= Texy! =

Lightweight markup language

Texy is a lightweight markup language as well as converter of this format to XHTML, in a form of a library written in the PHP scripting language. It allows the user to write structured documents without knowledge or using of HTML language. Users write documents in human-readable text format and Texy converts it to structurally valid and well-formed XHTML code.

Texy! format includes tags for turning off the formatter as well as for direct CSS styling, thus it can be said it fully supports HTML and CSS. The format itself supports images, links (anchors), nested lists, and tables, among other things.

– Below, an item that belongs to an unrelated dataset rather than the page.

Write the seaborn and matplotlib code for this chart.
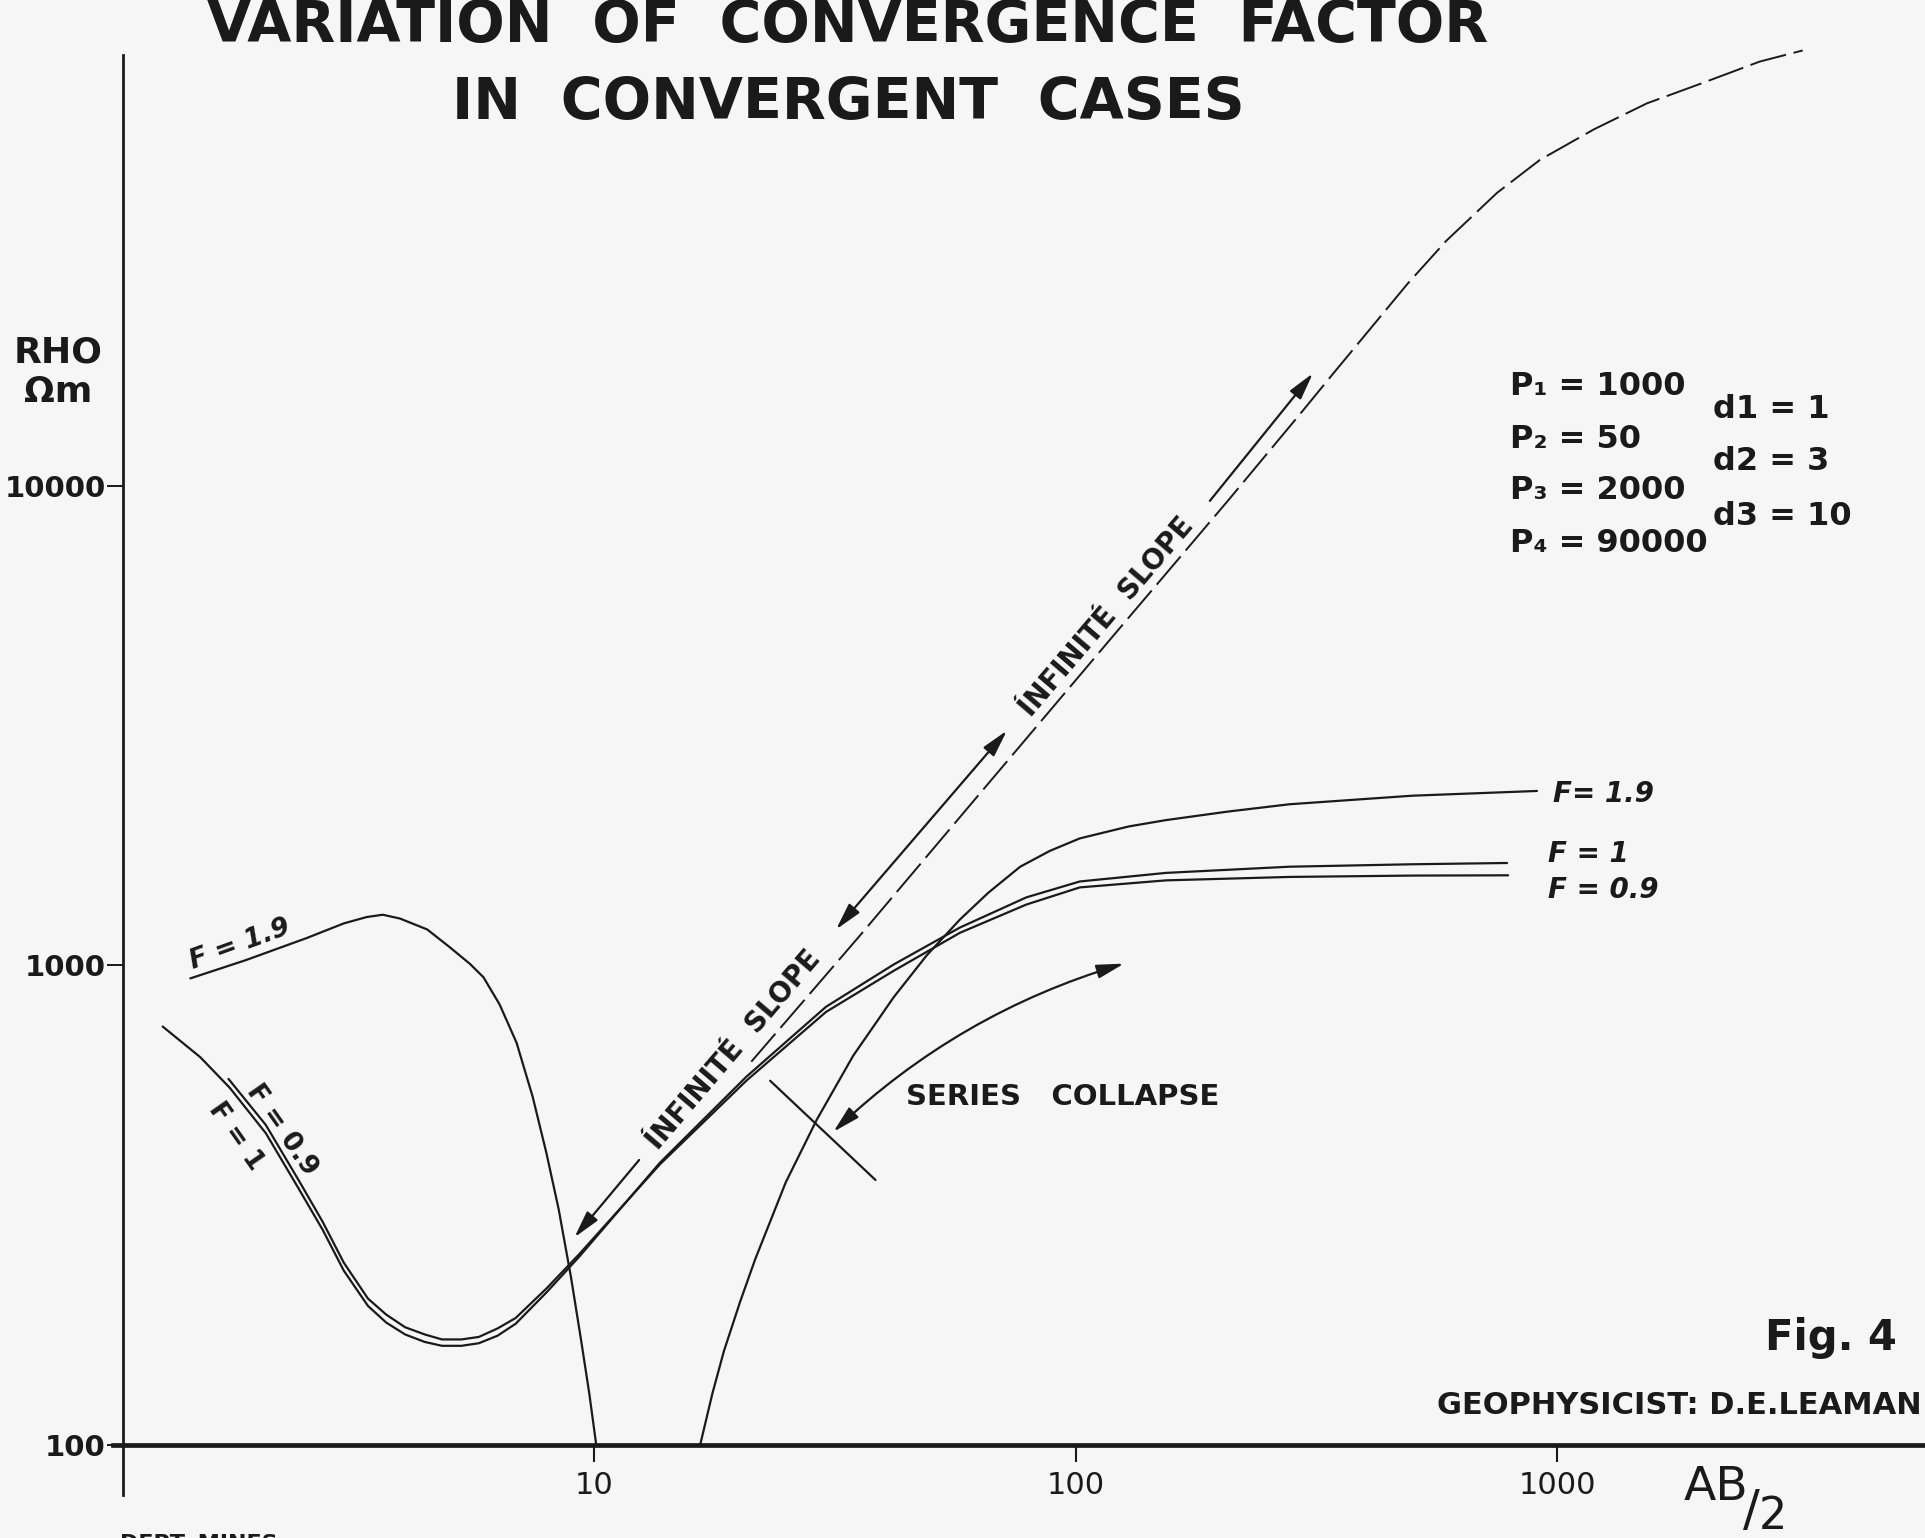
#!/usr/bin/python -tt

"""
Variation of convergence factor, log-log sounding curves (Fig. 4)
"""

import seaborn as sns
import matplotlib.pyplot as plt
from matplotlib.ticker import NullLocator

# AB/2 (m) and apparent resistivity (ohm m)
f19_left_ab = [1.45, 1.89, 2.53, 3.02, 3.37, 3.64, 3.95, 4.50, 5.00, 5.52, 5.89, 6.36,
               6.90, 7.45, 7.96, 8.44, 8.95, 9.38, 9.77, 10.1]
f19_left_rho = [940, 1026, 1141, 1224, 1262, 1276, 1253, 1189, 1094, 1008, 945, 830,
                690, 533, 406, 310, 224, 167, 128, 100]

f19_right_ab = [16.6, 17.6, 18.6, 20.1, 21.6, 25.0, 29.0, 34.5, 41.9, 49.1, 57.5, 65.9,
                76.7, 88.4, 102, 129, 154, 207, 278, 500, 908]
f19_right_rho = [100, 128, 157, 199, 244, 353, 477, 648, 859, 1051, 1247, 1419,
                 1607, 1734, 1841, 1950, 2010, 2094, 2169, 2260, 2312]

f1_ab = [1.27, 1.52, 1.75, 2.08, 2.44, 2.73, 3.02, 3.39, 3.70, 4.05, 4.45, 4.83, 5.30,
         5.76, 6.30, 6.87, 7.96, 9.31, 13.7, 20.7, 30.3, 41.9, 57.5, 79.0, 102, 154,
         278, 500, 787]
f1_rho = [746, 644, 556, 447, 341, 281, 231, 195, 180, 170, 164, 161, 161,
          163, 169, 179, 208, 247, 388, 586, 820, 1005, 1200, 1387, 1497, 1560,
          1607, 1626, 1636]

f09_ab = [1.74, 2.08, 2.44, 2.73, 3.02, 3.39, 3.70, 4.05, 4.45, 4.83, 5.30, 5.76, 6.30,
          6.87, 7.96, 9.31, 13.7, 20.7, 30.3, 41.9, 57.5, 79.0, 102, 154, 278, 500, 791]
f09_rho = [580, 465, 355, 292, 240, 202, 187, 176, 170, 166, 166, 168, 175,
           184, 212, 250, 385, 575, 800, 975, 1170, 1340, 1455, 1505, 1530, 1540, 1542]

# 'infinite slope' asymptote (dashed)
slope_ab = [21.2, 35.6, 64.0, 115, 207, 293, 343, 489, 589, 750, 921, 1193, 1536,
            1987, 2634, 3236]
slope_rho = [630, 1153, 2316, 4645, 9311, 14160, 17180, 26410, 32490, 40860, 47880,
             55460, 62810, 69040, 76760, 80980]

# series collapse marker
collapse_ab = [23.2, 38.4]
collapse_rho = [575, 357]

x_ticks = [10, 100, 1000]
x_tick_labels = ['10', '100', '1000']
y_ticks = [100, 1000, 10000]
y_tick_labels = ['100', '1000', '10000']

params_p = ['P\u2081 = 1000', 'P\u2082 = 50', 'P\u2083 = 2000', 'P\u2084 = 90000']
params_d = ['d1 = 1', 'd2 = 3', 'd3 = 10']


def arrow(ax, head, tail, style='-|>', rad=0.0):
  ax.annotate('', xy=head, xytext=tail,
              arrowprops=dict(arrowstyle=style + ',head_length=1.1,head_width=0.28',
                              lw=1.6, color='k', mutation_scale=15,
                              shrinkA=0, shrinkB=0,
                              connectionstyle=f'arc3,rad={rad}'))


def main():
  sns.set_theme(style='white')
  plt.rcParams['font.family'] = ['DejaVu Sans']
  plt.rcParams['text.color'] = 'k'
  paper = '#f6f6f6'

  fig = plt.figure(figsize=(19.25, 15.38), dpi=100, facecolor=paper)
  ax = fig.add_axes([0, 0, 1, 1])
  ax.set_facecolor(paper)
  ax.set_xscale('log')
  ax.set_yscale('log')

  for ab, rho in [(f19_left_ab, f19_left_rho), (f19_right_ab, f19_right_rho),
                  (f1_ab, f1_rho), (f09_ab, f09_rho), (collapse_ab, collapse_rho)]:
    sns.lineplot(x=ab, y=rho, ax=ax, color='k', lw=1.6, sort=False, estimator=None)
  sns.lineplot(x=slope_ab, y=slope_rho, ax=ax, color='k', lw=1.4, sort=False,
               estimator=None, linestyle=(0, (19, 4)))

  ax.set_xlim(10 ** -0.234, 10 ** 3.764)
  ax.set_ylim(10 ** 1.806, 10 ** 5.0136)

  # axes drawn like the hand-lettered original
  for side in ['top', 'right']:
    ax.spines[side].set_visible(False)
  ax.spines['left'].set_position(('data', 1.05))
  ax.spines['left'].set_bounds(78.7, 79250)
  ax.spines['left'].set_linewidth(2.0)
  ax.spines['left'].set_color('k')
  ax.spines['bottom'].set_position(('data', 100))
  ax.spines['bottom'].set_bounds(1.0, 10 ** 3.764)
  ax.spines['bottom'].set_linewidth(3.4)
  ax.spines['bottom'].set_color('k')

  ax.xaxis.set_minor_locator(NullLocator())
  ax.yaxis.set_minor_locator(NullLocator())
  ax.set_xticks(x_ticks)
  ax.set_xticklabels(x_tick_labels, fontsize=22)
  ax.set_yticks(y_ticks)
  ax.set_yticklabels(y_tick_labels, fontsize=21, fontweight='bold')
  ax.tick_params(axis='x', bottom=True, direction='out', length=12, width=1.5,
                 pad=7, colors='k')
  ax.tick_params(axis='y', left=True, direction='out', length=11.5, width=1.4,
                 pad=1, colors='k')
  ax.set_xlabel('')
  ax.set_ylabel('')

  # 'infinite slope' arrows and lettering
  arrow(ax, (9.10, 271), (12.4, 393))
  arrow(ax, (72.0, 3090), (31.8, 1189), style='<|-|>')
  arrow(ax, (311, 17180), (190, 9311))
  for pos in [(19.5, 667), (116, 5345)]:
    ax.text(pos[0], pos[1], '\u00cdNFINIT\u00c9  SLOPE', rotation=49.5,
            rotation_mode='anchor', ha='center', va='center', fontsize=20,
            fontweight='bold')

  # series collapse
  arrow(ax, (126, 1009), (31.4, 450), style='<|-|>', rad=-0.12)
  fig.text(0.4706, 0.2815, 'SERIES   COLLAPSE', fontsize=21, ha='left',
           va='baseline', fontweight='bold')

  # curve labels
  ax.text(1.84, 1104, 'F = 1.9', rotation=20, rotation_mode='anchor', ha='center',
          va='center', fontsize=19, style='italic', fontweight='bold')
  ax.text(2.25, 454, 'F = 0.9', rotation=-55, rotation_mode='anchor', ha='center',
          va='center', fontsize=19, fontweight='bold')
  ax.text(1.80, 441, 'F = 1', rotation=-55, rotation_mode='anchor', ha='center',
          va='center', fontsize=19, fontweight='bold')
  fig.text(0.8068, 0.4785, 'F= 1.9', fontsize=20, style='italic', va='baseline',
           fontweight='bold')
  fig.text(0.8042, 0.4395, 'F = 1', fontsize=20, style='italic', va='baseline',
           fontweight='bold')
  fig.text(0.8042, 0.4161, 'F = 0.9', fontsize=20, style='italic', va='baseline',
           fontweight='bold')

  # title and lettering
  fig.text(0.4405, 0.9727, 'VARIATION  OF  CONVERGENCE  FACTOR', fontsize=41,
           ha='center', va='baseline', fontweight='bold')
  fig.text(0.4405, 0.9226, 'IN  CONVERGENT  CASES', fontsize=41, ha='center',
           va='baseline', fontweight='bold')
  fig.text(0.030, 0.7646, 'RHO', fontsize=26, ha='center', va='baseline',
           fontweight='bold')
  fig.text(0.030, 0.7386, '\u03a9m', fontsize=26, ha='center', va='baseline',
           fontweight='bold')

  for label, y in zip(params_p, [0.7432, 0.7087, 0.6756, 0.6411]):
    fig.text(0.7844, y, label, fontsize=23, va='baseline', fontweight='bold')
  for label, y in zip(params_d, [0.7282, 0.6944, 0.6586]):
    fig.text(0.8899, y, label, fontsize=23, va='baseline', fontweight='bold')

  fig.text(0.9855, 0.1222, 'Fig. 4', fontsize=30, ha='right', va='baseline',
           fontweight='bold')
  fig.text(0.9984, 0.0806, 'GEOPHYSICIST: D.E.LEAMAN', fontsize=22, ha='right',
           va='baseline', fontweight='bold')
  fig.text(0.8748, 0.0247, 'AB', fontsize=34, va='baseline')
  fig.text(0.9055, 0.0085, '/', fontsize=36, va='baseline')
  fig.text(0.9135, 0.0060, '2', fontsize=32, va='baseline')
  fig.text(0.0623, 0.0026, 'DEPT. MINES', fontsize=16, fontweight='bold', va='top')

  fig.savefig('out.png', dpi=100, facecolor=paper)


if __name__ == '__main__':
  main()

Other built-in features include a support of long words division (with respect for language rules), roll-over images, clickable emails and URL (emails are obfuscated against spambots), and an auto-correct tool for several typographic issues: national single and double quotation marks, ellipses, em dashes, dimension sign, nonbreakable spaces (e.g. in phone numbers), acronyms, arrows and many others.

PHP implementation of Texy has been developed by David Grudl since 2004. It runs on PHP version 4.3.3 or newer and it can be used in any other platform using XML/RPC service. Current stable version is 2.9. Version 3.0 is planned.
Texy! is distributed under the GNU General Public License and New BSD License. Plugins for several content-management systems are included. Java implementation, named JTexy, is under development.

The project has its own website with basic description, syntax overview, on-line demo, XMLRPC, forum. Support for English-speaking users could be described as poor.